The disclosed system may be operated by and controlled by appropriate operation of conventional control systems. It is well known and preferable to program and execute imaging, printing, paper handling, and other control functions and logic with software instructions for conventional or general purpose microprocessors, as taught by numerous prior patents and commercial products. Such programming or software may, of course, vary depending on the particular functions, software type, and microprocessor or other computer system utilized, but will be available to, or readily programmable without undue experimentation from, functional descriptions, such as, those provided herein, and/or prior knowledge of functions which are conventional, together with general knowledge in the software of computer arts. Alternatively, any disclosed control system or method may be implemented partially or fully in hardware, using standard logic circuits or single chip VLSI designs.
The term ‘printer’ or ‘reproduction apparatus’ as used herein broadly encompasses various printers, copiers or multifunction machines or systems, xerographic or otherwise, unless otherwise defined in a claim. The term ‘sheet’ herein refers to any flimsy physical sheet or paper, plastic, media, or other useable physical substrate for printing images thereon, whether precut or initially web fed.
As to specific components of the subject apparatus or methods, it will be appreciated that, as normally the case, some such components are known per se' in other apparatus or applications, which may be additionally or alternatively used herein, including those from art cited herein. All cited references, and their references, are incorporated by reference herein where appropriate for teachings of additional or alternative details, features, and/or technical background. What is well known to those skilled in the art need not be described herein.

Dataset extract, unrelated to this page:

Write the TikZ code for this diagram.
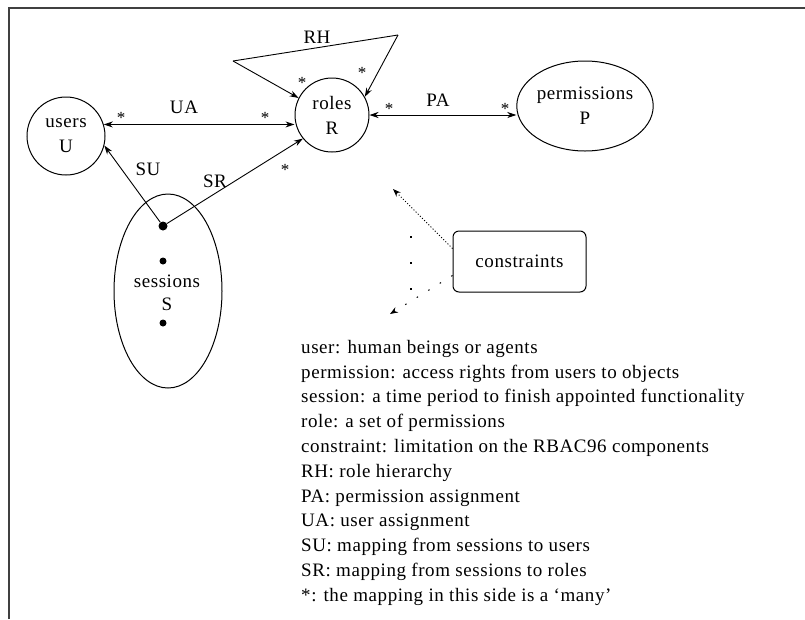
\documentclass[tikz,border=0pt]{standalone}
\usepackage{fontspec}
\setmainfont{Liberation Serif}[LetterSpace=3]
\usetikzlibrary{calc,positioning,arrows.meta,shapes.geometric}

\begin{document}
\begin{tikzpicture}[x=1pt,y=-1pt,font=\fontsize{19}{25}\selectfont,
  ent/.style={draw,line width=1pt,inner sep=0pt,align=center},
  dot/.style={circle,fill=black,inner sep=0pt,minimum size=7pt},
  tip/.style={-{Stealth[length=9pt,width=6pt]},line width=0.9pt},
  both/.style={{Stealth[length=9pt,width=6pt]}-{Stealth[length=9pt,width=6pt]},line width=0.9pt},
  many/.style={font=\fontsize{17}{17}\selectfont,inner sep=0pt}]
  \useasboundingbox (0,0) rectangle (805,619);
  % ramecek
  \draw[line width=2pt,black!75] (9,619) -- (9,8) -- (805,8);
  % entity
  \node[ent,circle,minimum size=78pt] (users) at (66,136) {users\\U};
  \node[ent,circle,minimum size=74pt] (roles) at (332,115) {roles\\R};
  \node[ent,ellipse,minimum width=126pt,minimum height=90pt] (perms) at (585,106) {permissions\\P};
  \node[ent,ellipse,minimum width=108pt,minimum height=194pt] (sessions) at (168,291) {};
  \node[align=center,font=\fontsize{19}{23}\selectfont] at (167,293) {sessions\\S};
  \node[dot,minimum size=9pt] (s1) at (163,226) {}; \node[dot] (s2) at (163,261) {}; \node[dot] (s3) at (163,323) {};
  \node[draw,line width=1pt,rounded corners=6pt,minimum width=133pt,minimum height=61pt] (cons) at (519.5,261.5) {constraints};
  % vazby
  \draw[both] (users.17) -- (roles.west |- users.17);
  \draw[both] (roles.east) -- (perms.west |- roles.east);
  \coordinate (rh1) at (233,61); \coordinate (rh2) at (398,35);
  \draw[line width=0.9pt] (rh1) -- (rh2);
  \draw[tip] (rh1) -- (roles.153);
  \draw[tip] (rh2) -- (roles.29);
  \draw[tip] (s1) -- (users.-14);
  \draw[tip] (s1) -- (roles.219);
  % popisky vazeb
  \node at (184,107) {UA}; \node at (438,100) {PA}; \node at (317,37) {RH};
  \node at (148,169) {SU}; \node at (215,181) {SR};
  \node[many] at (121,118) {*}; \node[many] at (265,118) {*};
  \node[many] at (389,109) {*}; \node[many] at (505,109) {*};
  \node[many] at (302,83) {*}; \node[many] at (362,73) {*};
  \node[many] at (285,170) {*};
  % omezeni (tečkovane)
  \coordinate (c1) at (393,189); \coordinate (c2) at (390,314);
  \draw[dotted,line width=1pt,-{Stealth[length=8pt,width=6pt]}] ([yshift=13pt]cons.west) -- (c1);
  \draw[line width=1pt,dash pattern=on 1.5pt off 12pt,-{Stealth[length=8pt,width=6pt]}] ([yshift=-14pt]cons.west) -- (c2);
  \draw[line width=1.2pt,dash pattern=on 1.5pt off 24.5pt] (411,236) -- (411,290);
  % legenda
  \node[anchor=north west,align=left,inner sep=0pt,font=\fontsize{19}{24.8}\selectfont] (legend) at (301,340) {%
    user: human beings or agents\\
    permission: access rights from users to objects\\
    session: a time period to finish appointed functionality\\
    role: a set of permissions\\
    constraint: limitation on the RBAC96 components\\
    RH: role hierarchy\\
    PA: permission assignment\\
    UA: user assignment\\
    SU: mapping from sessions to users\\
    SR: mapping from sessions to roles\\
    *: the mapping in this side is a ‘many’};
\end{tikzpicture}
\end{document}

Various of the above-mentioned and further features and advantages will be apparent to those skilled in the art from the specific apparatus and its operation or methods described in the example(s) below, and the claims. Thus, they will be better understood from this description of these specific embodiment(s), including the drawing figures (which are approximately to scale) wherein:
While the disclosure will be described hereinafter in connection with a preferred embodiment thereof, it will be understood that limiting the disclosure to that embodiment is not intended. On the contrary, it is intended to cover all alternatives, modifications and equivalents as may be included within the spirit and scope of the disclosure as defined by the appended claims.
The disclosure will now be described by reference to a preferred embodiment xerographic printing apparatus that includes a method for removing Ozone from the printing apparatus environment.

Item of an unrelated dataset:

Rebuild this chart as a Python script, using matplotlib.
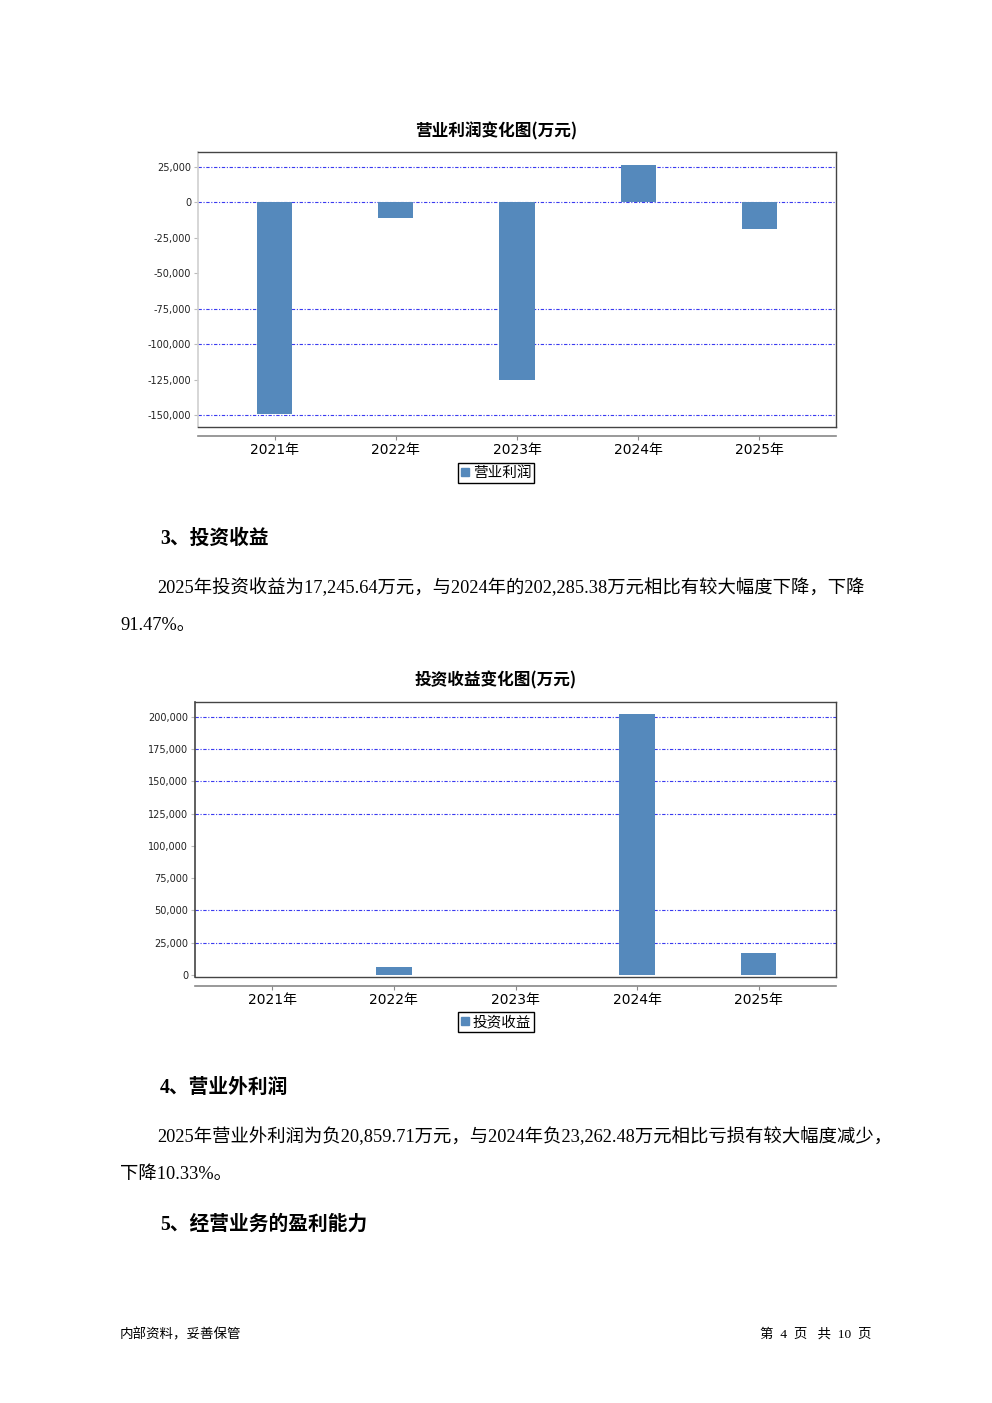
import numpy as np
import matplotlib.pyplot as plt
from matplotlib.lines import Line2D

plt.rcParams['font.family'] = ['DejaVu Sans', 'Noto Sans CJK SC']

years = ['2021年', '2022年', '2023年', '2024年', '2025年']

# 营业利润 (万元)
profit = [-149500, -11300, -125300, 26200, -18400]
profit_ticks = [25000, 0, -25000, -50000, -75000, -100000, -125000, -150000]
profit_grid = [25000, 0, -75000, -100000, -150000]

# 投资收益 (万元)
invest = [0, 6200, 0, 202285.38, 17245.64]
invest_ticks = [0, 25000, 50000, 75000, 100000, 125000, 150000, 175000, 200000]
invest_grid = [200000, 175000, 150000, 125000, 50000, 25000]

BAR = '#5589bc'
GRID = '#3a3af0'
W, H = 992, 1403

fig = plt.figure(figsize=(W / 100, H / 100), dpi=100)


def px(x, y):
    return x / W, 1 - y / H


def bar_chart(rect, values, ticks, grid, ylim, title, title_y, legend_y, label, left_color):
    ax = fig.add_axes(rect)
    x = np.arange(len(values))
    ax.bar(x, values, width=0.29, color=BAR, linewidth=0, zorder=3)
    for g in grid:
        ax.axhline(g, color=GRID, lw=0.8, ls=(0, (3, 1.5, 1, 1.5)), zorder=2)
    ax.set_xlim(-0.635, len(values) - 1 + 0.635)
    ax.set_ylim(*ylim)
    ax.set_yticks(ticks)
    ax.set_yticklabels([f'{t:,}' for t in ticks], fontsize=7, color='#222222')
    ax.set_xticks(x)
    ax.set_xticklabels(years, fontsize=7.5, color='#222222')
    ax.tick_params(axis='y', length=3, color='#bbbbbb', pad=2)
    ax.tick_params(axis='x', length=3, color='#888888', pad=2, direction='out')
    for s in ['top', 'right']:
        ax.spines[s].set_color('#444444')
        ax.spines[s].set_linewidth(1.0)
    ax.spines['left'].set_color(left_color)
    ax.spines['left'].set_linewidth(1.2)
    ax.spines['bottom'].set_position(('outward', 6.5))
    ax.spines['bottom'].set_color('#888888')
    ax.spines['bottom'].set_linewidth(1.2)
    ax.plot([0, 1], [0, 0], transform=ax.transAxes, color='#444444', lw=1.0, clip_on=False, zorder=5)
    fig.text(*px(496, title_y), title, ha='center', va='center', fontsize=12,
             fontweight='bold', family=['Noto Sans CJK SC'])
    h = Line2D([], [], marker='s', color='none', markerfacecolor=BAR, markeredgecolor=BAR, markersize=6)
    fig.legend([h], [label], loc='center', bbox_to_anchor=px(496, legend_y),
               prop={'family': 'Noto Sans CJK SC', 'size': 10.5}, fancybox=False,
               edgecolor='black', framealpha=1, handlelength=0.6, handletextpad=0.2,
               borderpad=0.2, borderaxespad=0)
    return ax


bar_chart([198 / W, 1 - 427 / H, 638 / W, 275 / H], profit, profit_ticks, profit_grid,
          (-158500, 35600), '营业利润变化图(万元)', 131.5, 473, '营业利润', '#d0d0d0')
bar_chart([195 / W, 1 - 977 / H, 641 / W, 275 / H], invest, invest_ticks, invest_grid,
          (-1550, 211600), '投资收益变化图(万元)', 680.5, 1022, '投资收益', '#444444')

body = ['Liberation Serif', 'Noto Sans CJK SC']
fig.text(*px(160, 538.5), '3、投资收益', fontsize=14.2, fontweight='bold', family=body, va='center')
fig.text(*px(157, 587.5), '2025年投资收益为17,245.64万元，与2024年的202,285.38万元相比有较大幅度下降，下降',
         fontsize=13.2, family=body, va='center')
fig.text(*px(120, 625.5), '91.47%。', fontsize=13.2, family=body, va='center')
fig.text(*px(160, 1087.5), '4、营业外利润', fontsize=14.2, fontweight='bold', family=body, va='center')
fig.text(*px(157, 1136.5), '2025年营业外利润为负20,859.71万元，与2024年负23,262.48万元相比亏损有较大幅度减少，',
         fontsize=13.2, family=body, va='center')
fig.text(*px(120, 1174.5), '下降10.33%。', fontsize=13.2, family=body, va='center')
fig.text(*px(160, 1224.5), '5、经营业务的盈利能力', fontsize=14.2, fontweight='bold', family=body, va='center')

fig.text(*px(120, 1334.5), '内部资料，妥善保管', fontsize=9.7, family=body, va='center')
fig.text(*px(871, 1334.5), '第  4  页   共  10  页', fontsize=9.7, family=body, va='center', ha='right')

fig.savefig('out.png', dpi=100, facecolor='white')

For a general understanding of the features of the disclosure, reference is made to the drawings. In the drawings, like reference numerals have been used throughout to identify identical elements.
Referring now to
In
In accordance with the present disclosure, an Active Ozone Scrubber or solid state charging device 200 is put in the proximity of conventional charging devices in order to use the heat and surface chemistry generated by the solid state charging device 200 to effectively reduce the level of ambient Ozone which would be emitted from the conventional charging devices as shown in
The electrical schematic in
The scrubber device's selected materials allow for the thick film circuit to handle AC voltages as high as 3000 volts pk-pk. The ceramic's rigidity permits the device to be suspended in the vicinity of Ozone producing devices 15, 18, 22 and 24, while being supported at its ends.

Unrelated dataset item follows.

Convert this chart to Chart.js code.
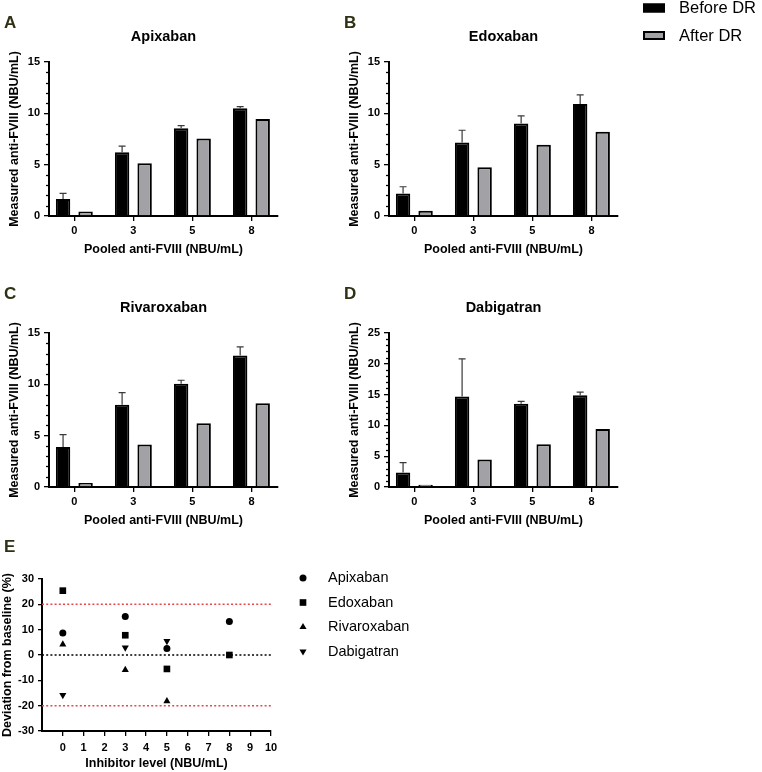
<!DOCTYPE html>
<html>
<head>
<meta charset="utf-8">
<script src="https://cdn.jsdelivr.net/npm/chart.js@4.4.0/dist/chart.umd.min.js"></script>
<style>
  body { margin: 0; background: #fff; width: 762px; height: 772px; position: relative; overflow: hidden; }
  canvas { position: absolute; }
</style>
</head>
<body>
<canvas id="cA" width="300" height="262" style="left:0;top:0"></canvas>
<canvas id="cB" width="422" height="262" style="left:340px;top:0"></canvas>
<canvas id="cC" width="300" height="262" style="left:0;top:271px"></canvas>
<canvas id="cD" width="300" height="262" style="left:340px;top:271px"></canvas>
<canvas id="cE" width="440" height="242" style="left:0;top:530px"></canvas>
<script>
// ---- data ----
const doseLabels = ['0', '3', '5', '8'];

const apixBefore   = [1.65, 6.2, 8.55, 10.5];
const apixBeforeSD = [0.55, 0.6, 0.25, 0.15];
const apixAfter    = [0.45, 5.15, 7.55, 9.45];

const edoxBefore   = [2.2, 7.15, 9.0, 10.9];
const edoxBeforeSD = [0.65, 1.2, 0.75, 0.9];
const edoxAfter    = [0.52, 4.75, 6.95, 8.2];

const rivaBefore   = [3.9, 8.0, 10.05, 12.8];
const rivaBeforeSD = [1.2, 1.2, 0.35, 0.85];
const rivaAfter    = [0.4, 4.15, 6.2, 8.15];

const dabiBefore   = [2.35, 14.7, 13.5, 14.9];
const dabiBeforeSD = [1.6, 6.1, 0.4, 0.5];
const dabiAfter    = [0.35, 4.45, 6.95, 9.4];

const inhibitorLevels = [0, 3, 5, 8];
const devApix = [8.7, 15.2, 2.6, 13.2];
const devEdox = [25.4, 7.8, -5.5, 0];
const devRiva = [4.2, -5.9, -18.2, null];
const devDabi = [-15.8, 2.9, 5.5, null];
const limitUpper = 20;
const limitLower = -20;

const FONT = '"Liberation Sans", Arial, sans-serif';
const GREY = '#a2a2a6';
const LETTER = '#2f3014';

// error bars, minor ticks, panel letter and title
const panelDecor = {
  id: 'panelDecor',
  afterDatasetsDraw(chart, args, opts) {
    const ctx = chart.ctx;
    const area = chart.chartArea;
    const y = chart.scales.y;
    ctx.save();
    if (opts.sd) {
      const meta = chart.getDatasetMeta(0);
      const vals = chart.data.datasets[0].data;
      ctx.strokeStyle = '#3a3a3a';
      ctx.lineWidth = 1.2;
      meta.data.forEach((bar, i) => {
        const top = y.getPixelForValue(vals[i].y + opts.sd[i]);
        ctx.beginPath();
        ctx.moveTo(bar.x, bar.y);
        ctx.lineTo(bar.x, top);
        ctx.moveTo(bar.x - 3.5, top);
        ctx.lineTo(bar.x + 3.5, top);
        ctx.stroke();
      });
    }
    if (opts.minor) {
      ctx.strokeStyle = '#000';
      ctx.lineWidth = 1.3;
      for (let v = y.min; v <= y.max; v += opts.minor) {
        if (v % opts.major === 0) continue;
        const py = Math.round(y.getPixelForValue(v)) + 0.5;
        ctx.beginPath();
        ctx.moveTo(area.left - 3, py);
        ctx.lineTo(area.left, py);
        ctx.stroke();
      }
    }
    ctx.fillStyle = LETTER;
    ctx.font = 'bold 17px ' + FONT;
    ctx.textAlign = 'left';
    ctx.textBaseline = 'middle';
    ctx.fillText(opts.letter, 4, opts.letterY);
    if (opts.title) {
      ctx.fillStyle = '#000';
      ctx.font = 'bold 14.5px ' + FONT;
      ctx.textAlign = 'center';
      ctx.fillText(opts.title, (area.left + area.right) / 2, area.top - 25);
    }
    ctx.restore();
  }
};

// "Before DR / After DR" legend at top right
const barLegend = {
  id: 'barLegend',
  afterDraw(chart, args, opts) {
    if (!opts.show) return;
    const ctx = chart.ctx;
    ctx.save();
    chart.data.datasets.forEach((ds, i) => {
      const ly = 3.5 + i * 27.5;
      ctx.fillStyle = ds.backgroundColor;
      ctx.fillRect(303, ly, 22, 9);
      ctx.strokeStyle = '#000';
      ctx.lineWidth = 2;
      ctx.strokeRect(304, ly + 1, 20, 7);
      ctx.fillStyle = '#000';
      ctx.font = '16.5px ' + FONT;
      ctx.textAlign = 'left';
      ctx.textBaseline = 'middle';
      ctx.fillText(ds.label, 339, ly + 5);
    });
    ctx.restore();
  }
};

function barPanel(id, title, letter, before, beforeSD, after, yMax, showLegend) {
  const tickFont = { family: FONT, size: 11, weight: 'bold' };
  const titleFont = { family: FONT, size: 12.5, weight: 'bold' };
  const pts = vals => vals.map((v, i) => ({ x: i, y: v }));
  new Chart(document.getElementById(id), {
    type: 'bar',
    data: {
      datasets: [
        { label: 'Before DR', data: pts(before), backgroundColor: '#000', borderColor: '#000', borderWidth: 2,
          categoryPercentage: 0.763, barPercentage: 0.64 },
        { label: 'After DR', data: pts(after), backgroundColor: GREY, borderColor: '#000', borderWidth: 2,
          categoryPercentage: 0.763, barPercentage: 0.64 }
      ]
    },
    options: {
      responsive: false,
      animation: false,
      layout: { padding: { top: 62, left: 0, right: showLegend ? 144 : 22, bottom: 0 } },
      plugins: {
        legend: { display: false },
        tooltip: { enabled: false },
        panelDecor: { sd: beforeSD, minor: 1, major: 5, letter: letter, letterY: 23, title: title },
        barLegend: { show: showLegend }
      },
      scales: {
        x: {
          type: 'linear', min: -0.429, max: 3.45, offset: false,
          afterBuildTicks(s) { s.ticks = doseLabels.map((_, i) => ({ value: i })); },
          grid: { drawOnChartArea: false, drawTicks: true, tickLength: 5, color: '#000', lineWidth: 1.3, offset: false },
          border: { display: true, color: '#000', width: 2 },
          ticks: { font: tickFont, color: '#000', padding: 3, callback: v => doseLabels[v] },
          title: { display: true, text: 'Pooled anti-FVIII (NBU/mL)', font: titleFont, color: '#000', padding: { top: 4, bottom: 4.5 } },
          afterFit(s) { s.height = 46; }
        },
        y: {
          min: 0, max: yMax,
          ticks: { stepSize: 5, font: tickFont, color: '#000', padding: 4 },
          grid: { drawOnChartArea: false, drawTicks: true, tickLength: 5, color: '#000', lineWidth: 1.3 },
          border: { display: true, color: '#000', width: 2 },
          title: { display: true, text: 'Measured anti-FVIII (NBU/mL)', font: titleFont, color: '#000', padding: { top: 7.5, bottom: 2 } },
          afterFit(s) { s.width = 49; }
        }
      }
    },
    plugins: [panelDecor, barLegend]
  });
}

barPanel('cA', 'Apixaban', 'A', apixBefore, apixBeforeSD, apixAfter, 15, false);
barPanel('cB', 'Edoxaban', 'B', edoxBefore, edoxBeforeSD, edoxAfter, 15, true);
barPanel('cC', 'Rivaroxaban', 'C', rivaBefore, rivaBeforeSD, rivaAfter, 15, false);
barPanel('cD', 'Dabigatran', 'D', dabiBefore, dabiBeforeSD, dabiAfter, 25, false);

// ---- panel E ----
const toPts = vals => inhibitorLevels.map((x, i) => ({ x: x, y: vals[i] }));
const markerSets = [
  { label: 'Apixaban', data: toPts(devApix), pointStyle: 'circle', pointRadius: 3.5, rotation: 0 },
  { label: 'Edoxaban', data: toPts(devEdox), pointStyle: 'rect', pointRadius: 4.7, rotation: 0 },
  { label: 'Rivaroxaban', data: toPts(devRiva), pointStyle: 'triangle', pointRadius: 4.1, rotation: 0 },
  { label: 'Dabigatran', data: toPts(devDabi), pointStyle: 'triangle', pointRadius: 4.1, rotation: 180 }
].map(d => Object.assign(d, { backgroundColor: '#000', borderColor: '#000', borderWidth: 0, showLine: false }));

const refLine = (v, color) => ({
  label: '', data: [{ x: -1, y: v }, { x: 10, y: v }], showLine: true, borderColor: color,
  borderWidth: 1.5, borderDash: [2, 2.2], pointRadius: 0, isRef: true
});

const scatterLegend = {
  id: 'scatterLegend',
  afterDraw(chart) {
    const ctx = chart.ctx;
    ctx.save();
    chart.data.datasets.filter(d => !d.isRef).forEach((ds, i) => {
      const ly = 48 + i * 24.5;
      ctx.fillStyle = '#000';
      ctx.strokeStyle = '#000';
      Chart.helpers.drawPoint(ctx, { pointStyle: ds.pointStyle, radius: ds.pointRadius, rotation: ds.rotation, borderWidth: 0 }, 303, ly);
      ctx.font = '14.5px ' + FONT;
      ctx.textAlign = 'left';
      ctx.textBaseline = 'middle';
      ctx.fillText(ds.label, 328, ly);
    });
    ctx.restore();
  }
};

const eTick = { family: FONT, size: 11, weight: 'bold' };
const eTitle = { family: FONT, size: 12.5, weight: 'bold' };
new Chart(document.getElementById('cE'), {
  type: 'scatter',
  data: {
    datasets: [
      refLine(limitUpper, '#e8474a'),
      refLine(limitLower, '#e8474a'),
      refLine(0, '#000'),
      ...markerSets
    ]
  },
  options: {
    responsive: false,
    animation: false,
    layout: { padding: { top: 49, left: 0, right: 169, bottom: 0 } },
    plugins: {
      legend: { display: false },
      tooltip: { enabled: false },
      panelDecor: { letter: 'E', letterY: 17 }
    },
    scales: {
      x: {
        type: 'linear', min: -1, max: 10,
        ticks: { stepSize: 1, font: eTick, color: '#000', padding: 5, callback: v => (v < 0 ? '' : v) },
        grid: { drawOnChartArea: false, tickLength: 5, lineWidth: 1.3,
                color: c => (c.tick && c.tick.value < 0 ? 'rgba(0,0,0,0)' : '#000') },
        border: { display: true, color: '#000', width: 2 },
        title: { display: true, text: 'Inhibitor level (NBU/mL)', font: eTitle, color: '#000', padding: { top: 4, bottom: 1 } },
        afterFit(s) { s.height = 41; }
      },
      y: {
        min: -30, max: 30,
        ticks: { stepSize: 10, font: eTick, color: '#000', padding: 4 },
        grid: { drawOnChartArea: false, tickLength: 4, color: '#000', lineWidth: 1.3 },
        border: { display: true, color: '#000', width: 2 },
        title: { display: true, text: 'Deviation from baseline (%)', font: eTitle, color: '#000', padding: { top: 0, bottom: 2 } },
        afterFit(s) { s.width = 42; }
      }
    }
  },
  plugins: [panelDecor, scatterLegend]
});
</script>
</body>
</html>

Switch S-A controls the AC high voltage delivered to the first upper electrode while switch S-B delivers the AC high voltage to the second upper electrode. Operation of the scrubber device requires the AC voltage to be greater than 1800 volts pk-pk in order to strike corona.
Corona generation and surface chemistry occurs when the upper electrodes are subjected to AC high voltage. The electrical fields that surround the electrodes cause the air molecules to ionize on the surface of the dielectric between the upper conductor fingers in slots 210 and 212 (
In the Active Ozone Scrubber operational layout, such as, shown in
An advantage of the heretofore described method and apparatus for removing Ozone from an Ozone generating cavity before it reaches the atmosphere outside the machine environment includes providing a device that is restricted with respect to machine emissions, but simultaneously reducing requirements on ozone collection and filters, negative air, etc. in printers.
In recapitulation, an Active Ozone Scrubber is disclosed that comprises a low profile thick film device. The low profile thick film device is composed of films layered upon each other and built on a ceramic substrate. Each layer is screened upon the next with the active elements strategically placed in order to develop corona when energized. When activated, the corona developed within the channels of the upper layer creates heat and provides the surface chemistry with the Ozone, thereby reducing the amount of Ozone generated by a conventional charge/discharge system before it is exhausted by a machine into the environment.
The claims, as originally presented and as they may be amended, encompass variations, alternatives, modifications, improvements, equivalents, and substantial equivalents of the embodiments and teachings disclosed herein, including those that are presently unforeseen or unappreciated, and that, for example, may arise from applicants/patentees and others. Unless specifically recited in a claim, steps or components of claims should not be implied or imported from the specification or any other claims as to any particular order, number, position, size, shape, angle, color, or material.
Cross-reference is hereby made to commonly assigned and co-pending U.S. application Ser. No. 13/030,220, filed Feb. 18, 2011, and entitled “Limited Ozone Generator Transfer Device” by Gerald F. Daloia, et al. (Attorney No. 20101273), and co-pending U.S. application Ser. No. 13/160,836, filed Jun. 15, 2011, and entitled “Photoreceptor Charging and Erasing System” by Gerald F. Daloia, et al. (Attorney No. 20101739), and co-pending U.S. application Ser. No. 13/160,845, filed Jun. 15, 2011, and entitled “Method for Externally Heating a Photoreceptor” by Gerald F. Daloia, et al. (Attorney No. 20110026). The disclosures of the heretofore-mentioned applications are incorporated herein by reference in their entirety.